TASK DIRECTIONS: Images should be left out, and everything else in the listing reproduced exactly.

RECORDS SUPPLIED:
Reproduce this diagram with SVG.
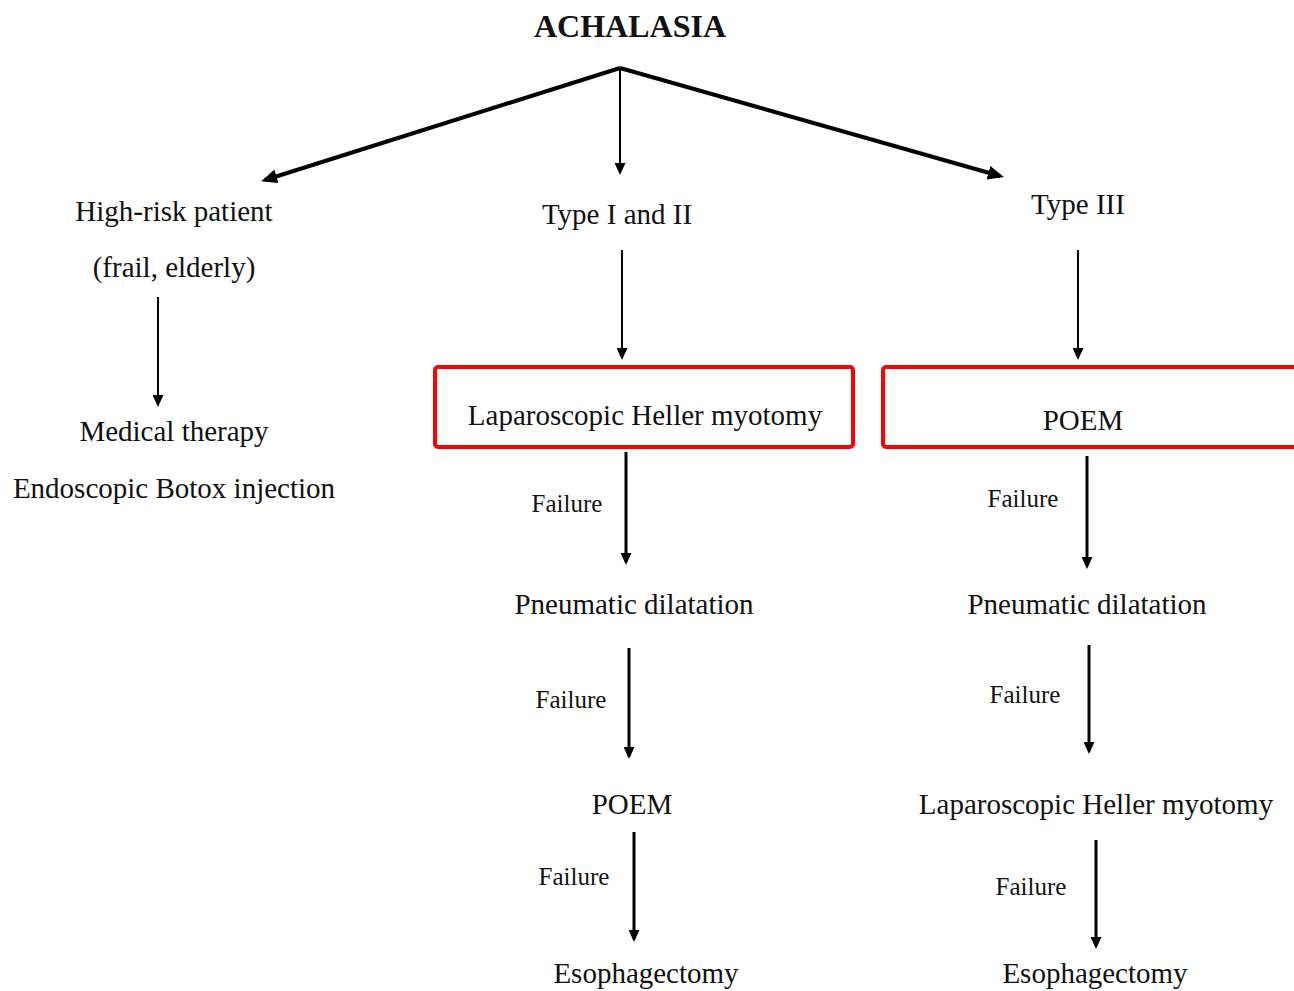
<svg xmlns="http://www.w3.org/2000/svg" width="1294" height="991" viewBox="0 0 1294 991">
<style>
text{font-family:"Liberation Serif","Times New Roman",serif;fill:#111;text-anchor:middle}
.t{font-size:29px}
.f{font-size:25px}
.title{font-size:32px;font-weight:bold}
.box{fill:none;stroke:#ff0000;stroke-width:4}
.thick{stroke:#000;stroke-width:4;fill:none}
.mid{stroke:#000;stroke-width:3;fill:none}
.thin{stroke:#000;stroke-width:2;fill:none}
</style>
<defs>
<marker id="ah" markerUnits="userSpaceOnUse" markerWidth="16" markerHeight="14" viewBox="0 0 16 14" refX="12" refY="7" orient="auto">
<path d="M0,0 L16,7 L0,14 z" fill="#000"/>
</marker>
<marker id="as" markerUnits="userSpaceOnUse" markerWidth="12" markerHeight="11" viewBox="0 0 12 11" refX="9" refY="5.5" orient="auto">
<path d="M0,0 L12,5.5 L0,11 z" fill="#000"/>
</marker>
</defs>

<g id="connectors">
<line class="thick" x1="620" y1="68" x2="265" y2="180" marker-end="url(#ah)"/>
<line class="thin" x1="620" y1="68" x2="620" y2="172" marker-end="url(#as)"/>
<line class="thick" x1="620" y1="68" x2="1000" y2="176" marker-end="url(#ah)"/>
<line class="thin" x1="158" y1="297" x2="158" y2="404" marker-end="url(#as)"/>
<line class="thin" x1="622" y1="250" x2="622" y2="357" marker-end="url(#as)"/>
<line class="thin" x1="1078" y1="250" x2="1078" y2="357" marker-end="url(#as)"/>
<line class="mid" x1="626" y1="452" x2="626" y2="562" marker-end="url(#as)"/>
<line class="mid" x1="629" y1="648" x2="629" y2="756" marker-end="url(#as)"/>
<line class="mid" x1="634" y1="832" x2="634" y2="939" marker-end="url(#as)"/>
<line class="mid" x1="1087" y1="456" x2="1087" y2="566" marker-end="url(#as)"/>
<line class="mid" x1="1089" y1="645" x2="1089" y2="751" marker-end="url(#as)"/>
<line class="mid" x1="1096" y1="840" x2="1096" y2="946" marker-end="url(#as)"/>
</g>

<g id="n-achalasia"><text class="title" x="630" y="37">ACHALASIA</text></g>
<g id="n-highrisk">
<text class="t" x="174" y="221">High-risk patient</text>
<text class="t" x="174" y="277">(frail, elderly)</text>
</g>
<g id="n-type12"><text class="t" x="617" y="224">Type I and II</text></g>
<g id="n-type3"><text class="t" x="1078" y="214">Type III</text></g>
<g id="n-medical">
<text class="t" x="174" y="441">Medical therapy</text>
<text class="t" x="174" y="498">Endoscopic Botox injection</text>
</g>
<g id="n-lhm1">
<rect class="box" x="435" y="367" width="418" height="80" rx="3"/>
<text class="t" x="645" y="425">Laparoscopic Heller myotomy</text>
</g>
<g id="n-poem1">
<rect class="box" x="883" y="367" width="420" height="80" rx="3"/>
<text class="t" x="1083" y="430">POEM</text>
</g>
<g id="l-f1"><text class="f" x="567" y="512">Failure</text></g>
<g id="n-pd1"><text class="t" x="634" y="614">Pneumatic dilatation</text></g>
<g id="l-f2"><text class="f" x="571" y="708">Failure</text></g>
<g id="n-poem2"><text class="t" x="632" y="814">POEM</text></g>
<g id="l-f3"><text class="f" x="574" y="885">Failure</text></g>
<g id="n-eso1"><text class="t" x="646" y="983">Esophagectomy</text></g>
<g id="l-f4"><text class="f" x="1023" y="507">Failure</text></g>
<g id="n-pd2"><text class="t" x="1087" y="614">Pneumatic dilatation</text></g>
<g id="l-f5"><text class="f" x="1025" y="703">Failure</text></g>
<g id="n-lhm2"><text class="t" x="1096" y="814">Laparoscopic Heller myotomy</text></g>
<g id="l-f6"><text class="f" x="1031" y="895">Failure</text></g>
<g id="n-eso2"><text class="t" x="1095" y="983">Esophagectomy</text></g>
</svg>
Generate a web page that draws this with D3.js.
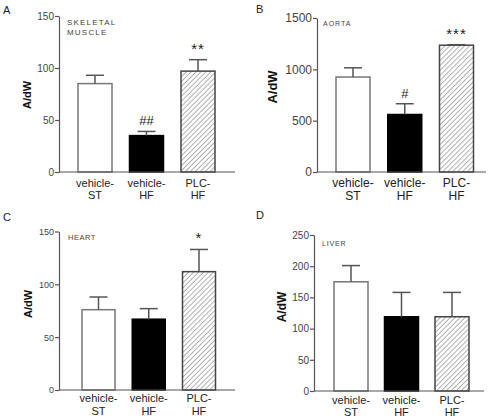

OUTPUT BELOW:
Reproduce this diagram with SVG.
<svg xmlns="http://www.w3.org/2000/svg" width="1294" height="991" viewBox="0 0 1294 991">
<style>
text{font-family:"Liberation Serif","Times New Roman",serif;fill:#111;text-anchor:middle}
.t{font-size:29px}
.f{font-size:25px}
.title{font-size:32px;font-weight:bold}
.box{fill:none;stroke:#ff0000;stroke-width:4}
.thick{stroke:#000;stroke-width:4;fill:none}
.mid{stroke:#000;stroke-width:3;fill:none}
.thin{stroke:#000;stroke-width:2;fill:none}
</style>
<defs>
<marker id="ah" markerUnits="userSpaceOnUse" markerWidth="16" markerHeight="14" viewBox="0 0 16 14" refX="12" refY="7" orient="auto">
<path d="M0,0 L16,7 L0,14 z" fill="#000"/>
</marker>
<marker id="as" markerUnits="userSpaceOnUse" markerWidth="12" markerHeight="11" viewBox="0 0 12 11" refX="9" refY="5.5" orient="auto">
<path d="M0,0 L12,5.5 L0,11 z" fill="#000"/>
</marker>
</defs>

<g id="connectors">
<line class="thick" x1="620" y1="68" x2="265" y2="180" marker-end="url(#ah)"/>
<line class="thin" x1="620" y1="68" x2="620" y2="172" marker-end="url(#as)"/>
<line class="thick" x1="620" y1="68" x2="1000" y2="176" marker-end="url(#ah)"/>
<line class="thin" x1="158" y1="297" x2="158" y2="404" marker-end="url(#as)"/>
<line class="thin" x1="622" y1="250" x2="622" y2="357" marker-end="url(#as)"/>
<line class="thin" x1="1078" y1="250" x2="1078" y2="357" marker-end="url(#as)"/>
<line class="mid" x1="626" y1="452" x2="626" y2="562" marker-end="url(#as)"/>
<line class="mid" x1="629" y1="648" x2="629" y2="756" marker-end="url(#as)"/>
<line class="mid" x1="634" y1="832" x2="634" y2="939" marker-end="url(#as)"/>
<line class="mid" x1="1087" y1="456" x2="1087" y2="566" marker-end="url(#as)"/>
<line class="mid" x1="1089" y1="645" x2="1089" y2="751" marker-end="url(#as)"/>
<line class="mid" x1="1096" y1="840" x2="1096" y2="946" marker-end="url(#as)"/>
</g>

<g id="n-achalasia"><text class="title" x="630" y="37">ACHALASIA</text></g>
<g id="n-highrisk">
<text class="t" x="174" y="221">High-risk patient</text>
<text class="t" x="174" y="277">(frail, elderly)</text>
</g>
<g id="n-type12"><text class="t" x="617" y="224">Type I and II</text></g>
<g id="n-type3"><text class="t" x="1078" y="214">Type III</text></g>
<g id="n-medical">
<text class="t" x="174" y="441">Medical therapy</text>
<text class="t" x="174" y="498">Endoscopic Botox injection</text>
</g>
<g id="n-lhm1">
<rect class="box" x="435" y="367" width="418" height="80" rx="3"/>
<text class="t" x="645" y="425">Laparoscopic Heller myotomy</text>
</g>
<g id="n-poem1">
<rect class="box" x="883" y="367" width="420" height="80" rx="3"/>
<text class="t" x="1083" y="430">POEM</text>
</g>
<g id="l-f1"><text class="f" x="567" y="512">Failure</text></g>
<g id="n-pd1"><text class="t" x="634" y="614">Pneumatic dilatation</text></g>
<g id="l-f2"><text class="f" x="571" y="708">Failure</text></g>
<g id="n-poem2"><text class="t" x="632" y="814">POEM</text></g>
<g id="l-f3"><text class="f" x="574" y="885">Failure</text></g>
<g id="n-eso1"><text class="t" x="646" y="983">Esophagectomy</text></g>
<g id="l-f4"><text class="f" x="1023" y="507">Failure</text></g>
<g id="n-pd2"><text class="t" x="1087" y="614">Pneumatic dilatation</text></g>
<g id="l-f5"><text class="f" x="1025" y="703">Failure</text></g>
<g id="n-lhm2"><text class="t" x="1096" y="814">Laparoscopic Heller myotomy</text></g>
<g id="l-f6"><text class="f" x="1031" y="895">Failure</text></g>
<g id="n-eso2"><text class="t" x="1095" y="983">Esophagectomy</text></g>
</svg>
Generate a web page that draws this with D3.js.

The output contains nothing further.